Australia’s one-off additional resettlement program, announced by the then prime minister, Tony Abbott, in September 2015, has been widely hailed as a success, though it has not been without controversy.
Initially, Australia’s pace of resettlement lagged well behind comparable countries such as the US and Canada. In the same 12 months those countries had settled 10,000 and 30,000 refugees under additional intakes respectively, Australia had accepted just 2,000.
There were also concerns that Australia, in identifying persecuted minorities for resettlement, had preferenced Christians over refugees of other religions.
Both Iraq and Syria are Muslim-majority countries and, while Christians in those nations face religious persecution, Muslims, both from sectarian minorities and majorities, are also significantly persecuted.
There was concern that, once in Australia, too many refugees were being resettled in too few areas: in particular Fairfield and Liverpool in Sydney’s west, Hume in north-western Melbourne and Logan, south of Brisbane.
In February, the Fairfield city mayor, Frank Carbone, said his council had resettled one fifth of all of Australia’s humanitarian migrants last financial year.
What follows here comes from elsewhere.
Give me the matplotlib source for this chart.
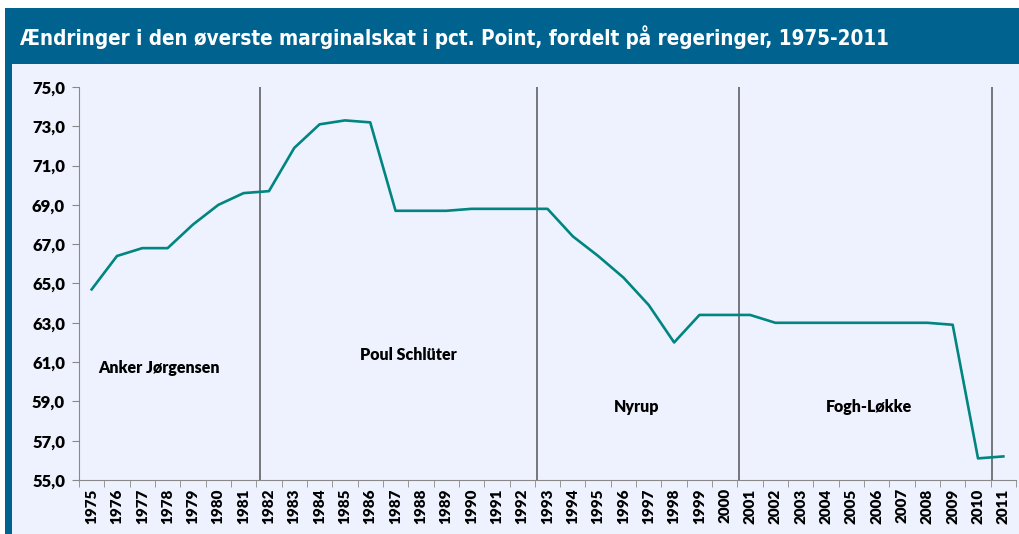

Nearly 5,000 refugees moved into the area, the equivalent of an entire suburb’s population.
“More funding needs to be provided locally for better coordination of services and to ensure job creation, housing, health and youth services are adequate,” he said.
Governments, state and federal, responded, with additional funding for resettlement, health and education services.
The federal government has sought to reform and streamline its humanitarian settlement program, to prioritise integration and independence.
“Central to this reform is improving English, education and employment outcomes, ensuring humanitarian arrivals have the best chance at thriving in Australia,” the assistant minister for social services, Zed Seselja, said.